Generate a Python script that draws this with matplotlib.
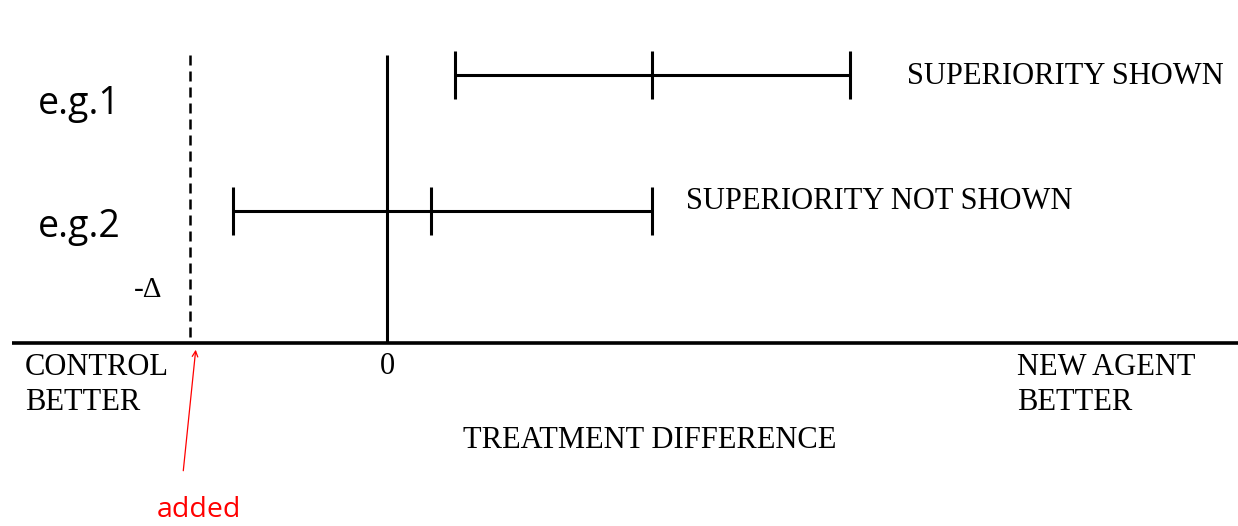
import matplotlib.pyplot as plt
import numpy as np

# intervalos de confianza (diferencia de tratamiento)
ejemplos = ['e.g.1', 'e.g.2']
filas = np.array([1, 2])
inferior = np.array([0.68, -1.54])
estimado = np.array([2.65, 0.44])
superior = np.array([4.63, 2.65])
resultados = ['SUPERIORITY SHOWN', 'SUPERIORITY NOT SHOWN']
margen = -1.97  # -Delta

serif = 'Liberation Serif'
sans = 'Open Sans'

fig = plt.figure(figsize=(12.38, 5.26), dpi=100)
ax = fig.add_axes([0, 0, 1, 1])
ax.set_xlim(-3.87, 8.51)
ax.set_ylim(4.316, 0.449)
ax.axis('off')

base = 2.97
tope = 0.853
medio = 0.176

# eje horizontal
ax.hlines(base, -3.75, 8.51, color='k', lw=2.6)
# linea de cero y margen
ax.vlines(0, tope, base, color='k', lw=2.2)
ax.vlines(margen, tope, base, color='k', lw=1.8, linestyles=(0, (4, 2.4)))

# intervalos
ax.hlines(filas, inferior, superior, color='k', lw=2.2)
for x in (inferior, estimado, superior):
    ax.vlines(x, filas - medio, filas + medio, color='k', lw=2.2)

for yy, nombre in zip([1.21, 2.12], ejemplos):
    ax.text(-3.49, yy, nombre, fontsize=27, family=sans, va='center', ha='left')

ax.text(superior[0] + 0.57, 1.015, resultados[0], fontsize=22, family=serif,
        va='center', ha='left')
ax.text(superior[1] + 0.34, 1.934, resultados[1], fontsize=22, family=serif,
        va='center', ha='left')

ax.text(-2.39, 2.58, '-Δ', fontsize=21, family=serif, ha='center', va='center')
ax.text(0, 3.14, '0', fontsize=22, family=serif, ha='center', va='center')
ax.text(-3.62, 3.28, 'CONTROL\nBETTER', fontsize=22, family=serif, ha='left',
        va='center', linespacing=1.3)
ax.text(6.3, 3.28, 'NEW AGENT\nBETTER', fontsize=22, family=serif, ha='left',
        va='center', linespacing=1.3)
ax.text(2.63, 3.685, 'TREATMENT DIFFERENCE', fontsize=22, family=serif, ha='center',
        va='center')

# anotacion en rojo
ax.annotate('', xy=(margen + 0.06, 3.0), xytext=(margen - 0.07, 3.93),
            arrowprops=dict(arrowstyle='->', color='red', lw=0.9))
ax.text(margen + 0.09, 4.2, 'added', fontsize=20.5, family=sans, color='red',
        ha='center', va='center')

fig.savefig('out.png', dpi=100)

·····

**Exercise prompt**
Except for the pictures, print the data above exactly.

**Response for this exercise**
Generate a Python script that draws this with matplotlib.
import matplotlib.pyplot as plt
import numpy as np

# intervalos de confianza (diferencia de tratamiento)
ejemplos = ['e.g.1', 'e.g.2']
filas = np.array([1, 2])
inferior = np.array([0.68, -1.54])
estimado = np.array([2.65, 0.44])
superior = np.array([4.63, 2.65])
resultados = ['SUPERIORITY SHOWN', 'SUPERIORITY NOT SHOWN']
margen = -1.97  # -Delta

serif = 'Liberation Serif'
sans = 'Open Sans'

fig = plt.figure(figsize=(12.38, 5.26), dpi=100)
ax = fig.add_axes([0, 0, 1, 1])
ax.set_xlim(-3.87, 8.51)
ax.set_ylim(4.316, 0.449)
ax.axis('off')

base = 2.97
tope = 0.853
medio = 0.176

# eje horizontal
ax.hlines(base, -3.75, 8.51, color='k', lw=2.6)
# linea de cero y margen
ax.vlines(0, tope, base, color='k', lw=2.2)
ax.vlines(margen, tope, base, color='k', lw=1.8, linestyles=(0, (4, 2.4)))

# intervalos
ax.hlines(filas, inferior, superior, color='k', lw=2.2)
for x in (inferior, estimado, superior):
    ax.vlines(x, filas - medio, filas + medio, color='k', lw=2.2)

for yy, nombre in zip([1.21, 2.12], ejemplos):
    ax.text(-3.49, yy, nombre, fontsize=27, family=sans, va='center', ha='left')

ax.text(superior[0] + 0.57, 1.015, resultados[0], fontsize=22, family=serif,
        va='center', ha='left')
ax.text(superior[1] + 0.34, 1.934, resultados[1], fontsize=22, family=serif,
        va='center', ha='left')

ax.text(-2.39, 2.58, '-Δ', fontsize=21, family=serif, ha='center', va='center')
ax.text(0, 3.14, '0', fontsize=22, family=serif, ha='center', va='center')
ax.text(-3.62, 3.28, 'CONTROL\nBETTER', fontsize=22, family=serif, ha='left',
        va='center', linespacing=1.3)
ax.text(6.3, 3.28, 'NEW AGENT\nBETTER', fontsize=22, family=serif, ha='left',
        va='center', linespacing=1.3)
ax.text(2.63, 3.685, 'TREATMENT DIFFERENCE', fontsize=22, family=serif, ha='center',
        va='center')

# anotacion en rojo
ax.annotate('', xy=(margen + 0.06, 3.0), xytext=(margen - 0.07, 3.93),
            arrowprops=dict(arrowstyle='->', color='red', lw=0.9))
ax.text(margen + 0.09, 4.2, 'added', fontsize=20.5, family=sans, color='red',
        ha='center', va='center')

fig.savefig('out.png', dpi=100)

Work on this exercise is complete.